Set the listing down unchanged, minus every embedded image.

-- Start Record excerpts --

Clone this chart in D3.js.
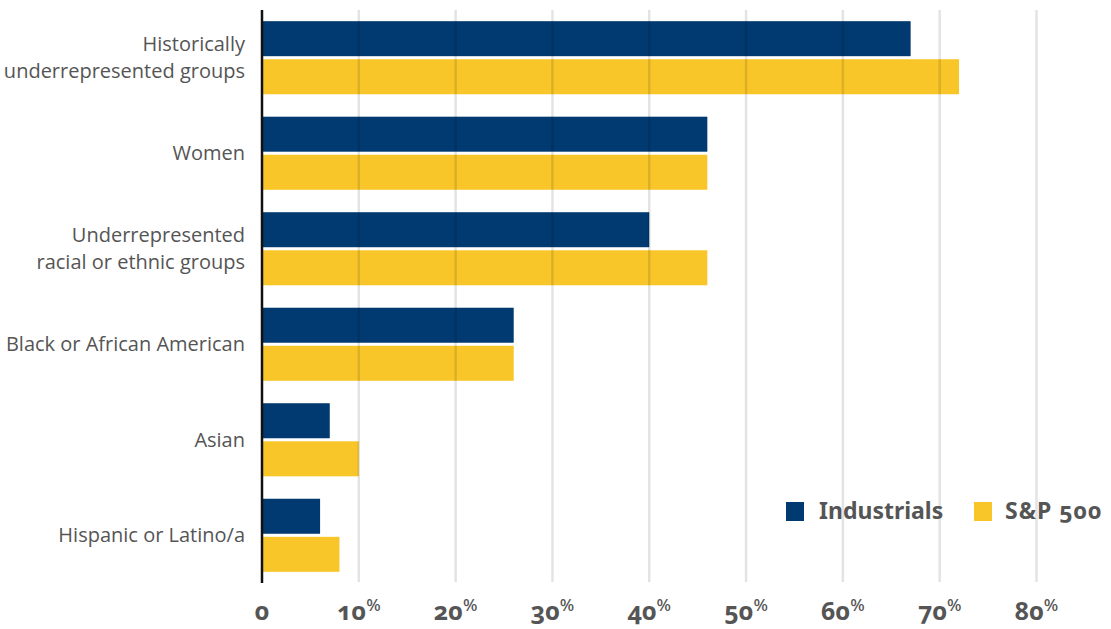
<!DOCTYPE html>
<html>
<head>
<meta charset="utf-8">
<script src="https://cdn.jsdelivr.net/npm/d3@7"></script>
<style>
  body { margin: 0; background: #fff; }
  svg { display: block; }
</style>
</head>
<body>
<div class="svg-container"></div>
<script>
// Share of board seats by group
const categories = [
  ['Historically', 'underrepresented groups'],
  ['Women'],
  ['Underrepresented', 'racial or ethnic groups'],
  ['Black or African American'],
  ['Asian'],
  ['Hispanic or Latino/a'],
];
const seriesNames = ['Industrials', 'S&P 500'];
const industrials = [67, 46, 40, 26, 7, 6];
const sp500 = [72, 46, 46, 26, 10, 8];
const ticks = [0, 10, 20, 30, 40, 50, 60, 70, 80];

const colors = ['#003a70', '#f8c629'];
const textColor = '#555';

const svgWidth = 1111;
const svgHeight = 629;
const margin = { top: 10, right: 74, bottom: 46, left: 262 };
const width = svgWidth - margin.left - margin.right;
const height = svgHeight - margin.top - margin.bottom;

const svg = d3.select('.svg-container')
  .append('svg')
  .attr('width', svgWidth)
  .attr('height', svgHeight);
const group = svg.append('g')
  .attr('transform', `translate(${margin.left}, ${margin.top})`);

const x = d3.scaleLinear().domain([0, 80]).range([0, 774.5]);
const y = d3.scaleBand()
  .domain(d3.range(categories.length))
  .range([0, height])
  .paddingInner(0.235)
  .paddingOuter(0.117);
const inner = d3.scaleBand()
  .domain([0, 1])
  .range([0, y.bandwidth()])
  .paddingInner(0.08);

const rows = categories.map((c, i) => ({ i, label: c, values: [industrials[i], sp500[i]] }));

// bars
const rowG = group.selectAll('.row')
  .data(rows)
  .join('g')
  .attr('class', 'row')
  .attr('transform', (d) => `translate(0, ${y(d.i)})`);

rowG.selectAll('rect')
  .data((d) => d.values)
  .join('rect')
  .attr('x', 1)
  .attr('y', (d, k) => inner(k))
  .attr('height', inner.bandwidth())
  .attr('width', (d) => x(d) - 1)
  .attr('fill', (d, k) => colors[k]);

// gridlines drawn over the bars, semi-transparent
group.append('g')
  .selectAll('line')
  .data(ticks.slice(1))
  .join('line')
  .attr('x1', (d) => x(d))
  .attr('x2', (d) => x(d))
  .attr('y1', 0)
  .attr('y2', height - 1)
  .attr('stroke', 'rgba(0,0,0,0.11)')
  .attr('stroke-width', 2.5);

// y axis line
group.append('line')
  .attr('x1', 0).attr('x2', 0)
  .attr('y1', 0).attr('y2', height)
  .attr('stroke', '#111')
  .attr('stroke-width', 2.5);

// category labels
const labels = group.append('g')
  .attr('font-family', '"Open Sans", Lato, sans-serif')
  .attr('font-size', 20)
  .attr('fill', textColor)
  .attr('text-anchor', 'end');

labels.selectAll('text')
  .data(rows)
  .join('text')
  .attr('transform', (d) => `translate(-17, ${y(d.i) + y.bandwidth() / 2})`)
  .each(function (d) {
    const t = d3.select(this);
    const lh = 27;
    const start = -((d.label.length - 1) * lh) / 2;
    d.label.forEach((line, j) => {
      t.append('tspan')
        .attr('x', 0)
        .attr('y', start + j * lh)
        .attr('dy', '0.35em')
        .text(line);
    });
  });

// x tick labels with superscript percent
const tickG = group.append('g')
  .attr('font-family', '"Noto Sans", Lato, sans-serif')
  .attr('font-weight', 700)
  .attr('font-size', 25)
  .attr('fill', textColor)
  .attr('text-anchor', 'middle')
  .style('font-variant-numeric', 'oldstyle-nums');

tickG.selectAll('text')
  .data(ticks)
  .join('text')
  .attr('x', (d) => x(d))
  .attr('y', height + 37)
  .each(function (d) {
    const t = d3.select(this);
    t.append('tspan').text(d);
    if (d > 0) {
      t.append('tspan')
        .attr('font-size', 17)
        .attr('font-weight', 500)
        .attr('dy', -9)
        .text('%');
    }
  });

// legend
const legend = svg.append('g')
  .attr('transform', 'translate(786, 511)')
  .attr('font-family', '"Noto Sans", Lato, sans-serif')
  .attr('font-weight', 700)
  .attr('font-size', 23)
  .attr('fill', textColor)
  .style('font-variant-numeric', 'oldstyle-nums');

const legendX = [0, 188];
const item = legend.selectAll('g')
  .data(seriesNames)
  .join('g')
  .attr('transform', (d, k) => `translate(${legendX[k]}, 0)`);
item.append('rect')
  .attr('x', 0)
  .attr('y', -9)
  .attr('width', 18)
  .attr('height', 19)
  .attr('fill', (d, k) => colors[k]);
item.append('text')
  .attr('x', (d, k) => (k === 0 ? 33 : 31))
  .attr('dy', '0.35em')
  .attr('letter-spacing', (d, k) => (k === 0 ? 0 : 1))
  .text((d) => d);
</script>
</body>
</html>
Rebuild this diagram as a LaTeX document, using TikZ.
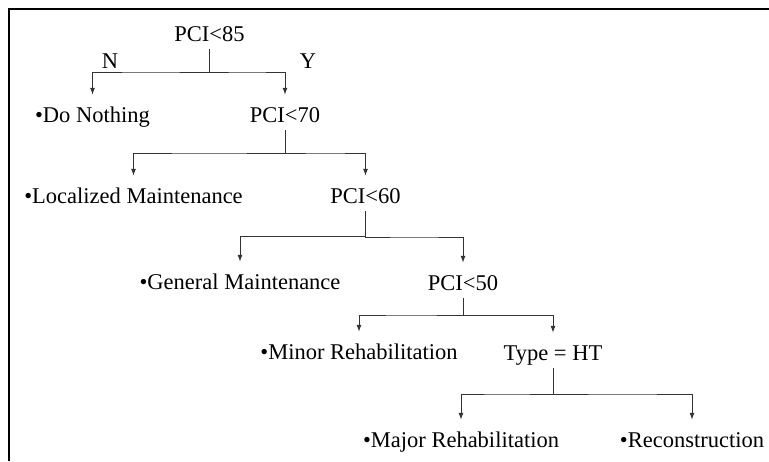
\documentclass[tikz,border=0pt]{standalone}
\usepackage{fontspec}
\setmainfont{Liberation Serif}
\usepackage{tikz}
\usetikzlibrary{arrows.meta,calc}
\tikzset{>={Latex[length=7pt,width=5pt]}}
\tikzset{
    choice/.style={font=\fontsize{22.5}{27}\selectfont, text height=24pt, text depth=5pt, inner sep=3pt, anchor=base},
    branch/.style={->, draw=black!80, line width=1pt}
}

\begin{document}
\begin{tikzpicture}[x=1pt,y=-1pt]
            \useasboundingbox (0,0) rectangle (769,461);
            \draw[line width=2pt] (9,461) -- (9,9) -- (769,9);
            % decisions
            \node[choice] (n85) at (209.5,41) {PCI<85};
            \node[choice] (n70) at (285,122) {PCI<70};
            \node[choice] (n60) at (365.5,203) {PCI<60};
            \node[choice] (n50) at (463,290) {PCI<50};
            \node[choice] (type) at (553,360) {Type = HT};
            % treatments
            \node[choice] (nothing) at (92.5,122) {•Do Nothing};
            \node[choice] (localized) at (133.5,203) {•Localized Maintenance};
            \node[choice] (general) at (240,289) {•General Maintenance};
            \node[choice] (minor) at (359,359) {•Minor Rehabilitation};
            \node[choice] (major) at (461,447) {•Major Rehabilitation};
            \node[choice] (recon) at (692,447) {•Reconstruction};
            \node[choice] (N) at (110,68) {N};
            \node[choice] (Y) at (308,68) {Y};
            % branches
            \draw[branch] (n85.south) |- ($(n85.south)!.5!(nothing.north)$) -| (nothing.north);
            \draw[branch] (n85.south) |- ($(n85.south)!.5!(n70.north)$) -| (n70.north);
            \draw[branch] (n70.south) |- ($(n70.south)!.5!(localized.north)$) -| (localized.north);
            \draw[branch] (n70.south) |- ($(n70.south)!.5!(n60.north)$) -| (n60.north);
            \draw[branch] (n60.south) |- ($(n60.south)!.5!(general.north)$) -| (general.north);
            \draw[branch] (n60.south) |- ($(n60.south)!.5!(n50.north)$) -| (n50.north);
            \draw[branch] (n50.south) |- ($(n50.south)!.5!(minor.north)$) -| (minor.north);
            \draw[branch] (n50.south) |- ($(n50.south)!.5!(type.north)$) -| (type.north);
            \draw[branch] (type.south) |- ($(type.south)!.5!(major.north)$) -| (major.north);
            \draw[branch] (type.south) |- ($(type.south)!.5!(recon.north)$) -| (recon.north);
\end{tikzpicture}
\end{document}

-- End Record excerpts --

• Answer to the problem:
Clone this chart in D3.js.
<!DOCTYPE html>
<html>
<head>
<meta charset="utf-8">
<script src="https://cdn.jsdelivr.net/npm/d3@7"></script>
<style>
  body { margin: 0; background: #fff; }
  svg { display: block; }
</style>
</head>
<body>
<div class="svg-container"></div>
<script>
// Share of board seats by group
const categories = [
  ['Historically', 'underrepresented groups'],
  ['Women'],
  ['Underrepresented', 'racial or ethnic groups'],
  ['Black or African American'],
  ['Asian'],
  ['Hispanic or Latino/a'],
];
const seriesNames = ['Industrials', 'S&P 500'];
const industrials = [67, 46, 40, 26, 7, 6];
const sp500 = [72, 46, 46, 26, 10, 8];
const ticks = [0, 10, 20, 30, 40, 50, 60, 70, 80];

const colors = ['#003a70', '#f8c629'];
const textColor = '#555';

const svgWidth = 1111;
const svgHeight = 629;
const margin = { top: 10, right: 74, bottom: 46, left: 262 };
const width = svgWidth - margin.left - margin.right;
const height = svgHeight - margin.top - margin.bottom;

const svg = d3.select('.svg-container')
  .append('svg')
  .attr('width', svgWidth)
  .attr('height', svgHeight);
const group = svg.append('g')
  .attr('transform', `translate(${margin.left}, ${margin.top})`);

const x = d3.scaleLinear().domain([0, 80]).range([0, 774.5]);
const y = d3.scaleBand()
  .domain(d3.range(categories.length))
  .range([0, height])
  .paddingInner(0.235)
  .paddingOuter(0.117);
const inner = d3.scaleBand()
  .domain([0, 1])
  .range([0, y.bandwidth()])
  .paddingInner(0.08);

const rows = categories.map((c, i) => ({ i, label: c, values: [industrials[i], sp500[i]] }));

// bars
const rowG = group.selectAll('.row')
  .data(rows)
  .join('g')
  .attr('class', 'row')
  .attr('transform', (d) => `translate(0, ${y(d.i)})`);

rowG.selectAll('rect')
  .data((d) => d.values)
  .join('rect')
  .attr('x', 1)
  .attr('y', (d, k) => inner(k))
  .attr('height', inner.bandwidth())
  .attr('width', (d) => x(d) - 1)
  .attr('fill', (d, k) => colors[k]);

// gridlines drawn over the bars, semi-transparent
group.append('g')
  .selectAll('line')
  .data(ticks.slice(1))
  .join('line')
  .attr('x1', (d) => x(d))
  .attr('x2', (d) => x(d))
  .attr('y1', 0)
  .attr('y2', height - 1)
  .attr('stroke', 'rgba(0,0,0,0.11)')
  .attr('stroke-width', 2.5);

// y axis line
group.append('line')
  .attr('x1', 0).attr('x2', 0)
  .attr('y1', 0).attr('y2', height)
  .attr('stroke', '#111')
  .attr('stroke-width', 2.5);

// category labels
const labels = group.append('g')
  .attr('font-family', '"Open Sans", Lato, sans-serif')
  .attr('font-size', 20)
  .attr('fill', textColor)
  .attr('text-anchor', 'end');

labels.selectAll('text')
  .data(rows)
  .join('text')
  .attr('transform', (d) => `translate(-17, ${y(d.i) + y.bandwidth() / 2})`)
  .each(function (d) {
    const t = d3.select(this);
    const lh = 27;
    const start = -((d.label.length - 1) * lh) / 2;
    d.label.forEach((line, j) => {
      t.append('tspan')
        .attr('x', 0)
        .attr('y', start + j * lh)
        .attr('dy', '0.35em')
        .text(line);
    });
  });

// x tick labels with superscript percent
const tickG = group.append('g')
  .attr('font-family', '"Noto Sans", Lato, sans-serif')
  .attr('font-weight', 700)
  .attr('font-size', 25)
  .attr('fill', textColor)
  .attr('text-anchor', 'middle')
  .style('font-variant-numeric', 'oldstyle-nums');

tickG.selectAll('text')
  .data(ticks)
  .join('text')
  .attr('x', (d) => x(d))
  .attr('y', height + 37)
  .each(function (d) {
    const t = d3.select(this);
    t.append('tspan').text(d);
    if (d > 0) {
      t.append('tspan')
        .attr('font-size', 17)
        .attr('font-weight', 500)
        .attr('dy', -9)
        .text('%');
    }
  });

// legend
const legend = svg.append('g')
  .attr('transform', 'translate(786, 511)')
  .attr('font-family', '"Noto Sans", Lato, sans-serif')
  .attr('font-weight', 700)
  .attr('font-size', 23)
  .attr('fill', textColor)
  .style('font-variant-numeric', 'oldstyle-nums');

const legendX = [0, 188];
const item = legend.selectAll('g')
  .data(seriesNames)
  .join('g')
  .attr('transform', (d, k) => `translate(${legendX[k]}, 0)`);
item.append('rect')
  .attr('x', 0)
  .attr('y', -9)
  .attr('width', 18)
  .attr('height', 19)
  .attr('fill', (d, k) => colors[k]);
item.append('text')
  .attr('x', (d, k) => (k === 0 ? 33 : 31))
  .attr('dy', '0.35em')
  .attr('letter-spacing', (d, k) => (k === 0 ? 0 : 1))
  .text((d) => d);
</script>
</body>
</html>
Rebuild this diagram as a LaTeX document, using TikZ.
\documentclass[tikz,border=0pt]{standalone}
\usepackage{fontspec}
\setmainfont{Liberation Serif}
\usepackage{tikz}
\usetikzlibrary{arrows.meta,calc}
\tikzset{>={Latex[length=7pt,width=5pt]}}
\tikzset{
    choice/.style={font=\fontsize{22.5}{27}\selectfont, text height=24pt, text depth=5pt, inner sep=3pt, anchor=base},
    branch/.style={->, draw=black!80, line width=1pt}
}

\begin{document}
\begin{tikzpicture}[x=1pt,y=-1pt]
            \useasboundingbox (0,0) rectangle (769,461);
            \draw[line width=2pt] (9,461) -- (9,9) -- (769,9);
            % decisions
            \node[choice] (n85) at (209.5,41) {PCI<85};
            \node[choice] (n70) at (285,122) {PCI<70};
            \node[choice] (n60) at (365.5,203) {PCI<60};
            \node[choice] (n50) at (463,290) {PCI<50};
            \node[choice] (type) at (553,360) {Type = HT};
            % treatments
            \node[choice] (nothing) at (92.5,122) {•Do Nothing};
            \node[choice] (localized) at (133.5,203) {•Localized Maintenance};
            \node[choice] (general) at (240,289) {•General Maintenance};
            \node[choice] (minor) at (359,359) {•Minor Rehabilitation};
            \node[choice] (major) at (461,447) {•Major Rehabilitation};
            \node[choice] (recon) at (692,447) {•Reconstruction};
            \node[choice] (N) at (110,68) {N};
            \node[choice] (Y) at (308,68) {Y};
            % branches
            \draw[branch] (n85.south) |- ($(n85.south)!.5!(nothing.north)$) -| (nothing.north);
            \draw[branch] (n85.south) |- ($(n85.south)!.5!(n70.north)$) -| (n70.north);
            \draw[branch] (n70.south) |- ($(n70.south)!.5!(localized.north)$) -| (localized.north);
            \draw[branch] (n70.south) |- ($(n70.south)!.5!(n60.north)$) -| (n60.north);
            \draw[branch] (n60.south) |- ($(n60.south)!.5!(general.north)$) -| (general.north);
            \draw[branch] (n60.south) |- ($(n60.south)!.5!(n50.north)$) -| (n50.north);
            \draw[branch] (n50.south) |- ($(n50.south)!.5!(minor.north)$) -| (minor.north);
            \draw[branch] (n50.south) |- ($(n50.south)!.5!(type.north)$) -| (type.north);
            \draw[branch] (type.south) |- ($(type.south)!.5!(major.north)$) -| (major.north);
            \draw[branch] (type.south) |- ($(type.south)!.5!(recon.north)$) -| (recon.north);
\end{tikzpicture}
\end{document}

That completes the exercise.